I've thought to myself that it would be fun to be some kind of speaker at events or conferences. I've been to events like Women of Faith or Catalyst Conference and I just look and think how awesome it would be to be able to share your story- share with a group something that is encouraging and challenging- something that moves people's hearts or ideas. To have this awesome platform to make a difference.
But then, SMACK, like a bird hitting a glass door I stop myself short- sell myself short. I say "Self, people don't just get up one day and speak." It seems you have to earn the right to speak... you have to have a story or background that makes people want to listen. So maybe you've written a book, or you've spent years in the political arena, or you overcame a life threatening situation, or you've pioneered a new outreach organization or you've done something fascinating like creating a successful program for at risk youth that combines zoology and gospel choir. I don't know. So then I think, God, really, how come I can't just miraculously have a platform like those people? How on earth did they get there? Why can't I be more put together, or organized, or focused- couldn't I offer more then?
And I buy into the lie that people create their own influence by working hard enough or accumulating their own impressive life resume or because they were coincidentally in the right place at the right time.
But do you want to know the truth? I am clay. So are you. We are all just clay. And that is a beautiful and humbling thing. Everything we have is given- and everything we are is given.
Isaiah 64:8 says that God is the Potter- we are clay, the work of His hands.
The humbling thing is that clay in its latent form is not a very beautiful thing, and it doesn't get to decide what it will be- that is entirely dependent on the potter.

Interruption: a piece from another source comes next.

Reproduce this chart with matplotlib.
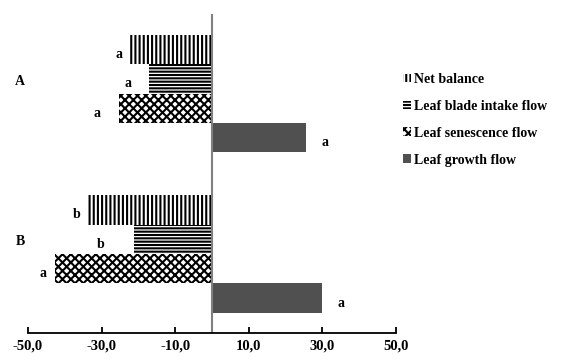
import matplotlib
matplotlib.use("Agg")
import matplotlib.pyplot as plt
from matplotlib.ticker import FuncFormatter
from matplotlib.transforms import ScaledTranslation

# values (per group A, B)
groups = ["A", "B"]
series_names = ["Net balance", "Leaf blade intake flow", "Leaf senescence flow", "Leaf growth flow"]
net_balance = [-22.6, -33.9]
blade_intake = [-17.1, -21.1]
senescence = [-25.3, -42.7]
growth = [25.5, 29.8]
net_letters = ["a", "b"]
intake_letters = ["a", "b"]
senescence_letters = ["a", "a"]
growth_letters = ["a", "a"]
x_ticks = [-50, -30, -10, 10, 30, 50]

plt.rcParams["hatch.linewidth"] = 1.5
plt.rcParams["font.family"] = ["Liberation Serif", "DejaVu Serif"]
plt.rcParams["font.weight"] = "bold"

fig = plt.figure(figsize=(5.68, 3.61), dpi=100)
ax = fig.add_axes([28 / 568, 1 - 333 / 361, 368 / 568, 319 / 361])

group_pos = [2.71, 8.16]
offsets = [-1.5, -0.5, 0.5, 1.5]
styles = [
    dict(facecolor="white", edgecolor="black", hatch="||||"),
    dict(facecolor="white", edgecolor="black", hatch="-----"),
    dict(facecolor="white", edgecolor="black", hatch="xxxx"),
    dict(facecolor="#505050", edgecolor="#505050", hatch=None),
]
all_values = [net_balance, blade_intake, senescence, growth]
all_letters = [net_letters, intake_letters, senescence_letters, growth_letters]
# pixel offsets of the significance letters from the bar ends (layout only)
letter_dx = [[-6, -7], [-18, -30], [-18, -8], [16, 16]]

handles = []
for i, (vals, name, st) in enumerate(zip(all_values, series_names, styles)):
    ys = [g + offsets[i] for g in group_pos]
    bars = ax.barh(ys, vals, height=1.0, linewidth=0, label=name, **st)
    handles.append(bars)
    for j, (v, y) in enumerate(zip(vals, ys)):
        ax.annotate(all_letters[i][j], (v, y), xytext=(letter_dx[i][j], -5),
                    textcoords="offset pixels", ha="right" if v < 0 else "left",
                    va="center", fontsize=10, fontweight="bold")

ax.axvline(0, color="#808080", linewidth=1.5)
ax.set_xlim(-50, 50)
ax.set_ylim(10.85, 0)
ax.set_xticks(x_ticks)
ax.xaxis.set_major_formatter(FuncFormatter(lambda v, p: f"{v:.1f}".replace(".", ",")))
ax.tick_params(axis="x", direction="in", length=4, width=1.3, labelsize=10.5, pad=5)
ax.set_yticks(group_pos)
ax.set_yticklabels(groups, fontsize=10, fontweight="bold")
ax.tick_params(axis="y", length=0, pad=2)
shift = ScaledTranslation(0, 14 / 100, fig.dpi_scale_trans)
for lab in ax.get_yticklabels():
    lab.set_transform(lab.get_transform() + shift)

for s in ["top", "right", "left"]:
    ax.spines[s].set_visible(False)
ax.spines["bottom"].set_linewidth(1.3)

fig.legend(handles=handles, labels=series_names, loc="upper left",
           bbox_to_anchor=(396 / 568, 1 - 66 / 361), frameon=False,
           borderpad=0, handlelength=0.55, handleheight=0.6, handletextpad=0.25,
           labelspacing=1.0, prop={"size": 10, "weight": "bold"})

fig.savefig("out.png", dpi=100)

Romans 9:20-21 says, "But who are you, a human being, to talk back to God? Shall what is formed say to the one who formed it, 'Why did you make me like this?' Does not the potter have the right to make out of the same lump of clay some pottery for special purposes and some for common use?"
So I'm picturing this- I'm this lump of greyish clay- and I see this other clay that was turned into a elaborate decorative vase that brings beauty to the whole house- and I'm so afraid that I'm just going to be turned into a little cereal bowl that just does the same old thing every day (and doesn't get any fancy glaze). But that doesn't matter. Not that what I AM doesn't matter. Not that I matter less. But there have to be bowls. God knows that. They may not be glamorous but they are incredibly useful. We may not all be fancy or appear glamorous or seem as obviously influential, but we each have a purpose. And how silly, with my finite view of the world, to sit here and tell God how He ought to make me.
Can't you just hear it? "God, you are going to want to add a handle here, because that is how the Queen will carry me, and I need a kind of ornate swirl on that side to elicit respect. No no NO! What are you doing? I said AN ORNATE SWIRL on THAT SIDE!! Are you even GIVING me a SIDE? What on earth are you making?"
It's not a pretty image. And I imagine God looking at me with this odd mix of love and sadness because he knows exactly what He wants to do with me if I would just allow Him to work.
Which brings me to my last thought- Jeremiah 18:3-6 shares yet another analogy of God's people as clay, but in this passage the clay is "marred" and the potter reworked it "as seemed best to him." And I wonder sometimes in all my fighting with God- in all my flailing about to be something "more"- more important, more influential, more meaningful- maybe I'm really just being less (but not in a humble way.) If I'm not letting Him use me right where I am- right where He has currently placed me- if I'm not willing to just sit with Him and be shaped by His word and His love- then at worst I'll just stay a sad lump of clay that refused to be made into anything...or at best I'll be a piece of pottery trying to do something it wasn't (yet?) designed for. I say "yet" because God is constantly shaping and reshaping us, I believe...and our use and design for today may change in a later season.
And who knows, God may allow you to live out the amazing dream you have for yourself- he might give me somewhere to speak one day- maybe that is sort of what I'm doing here with this blog- but in the meantime I need to rest in what He is already doing in my life and stop trying to be a different kind of pottery.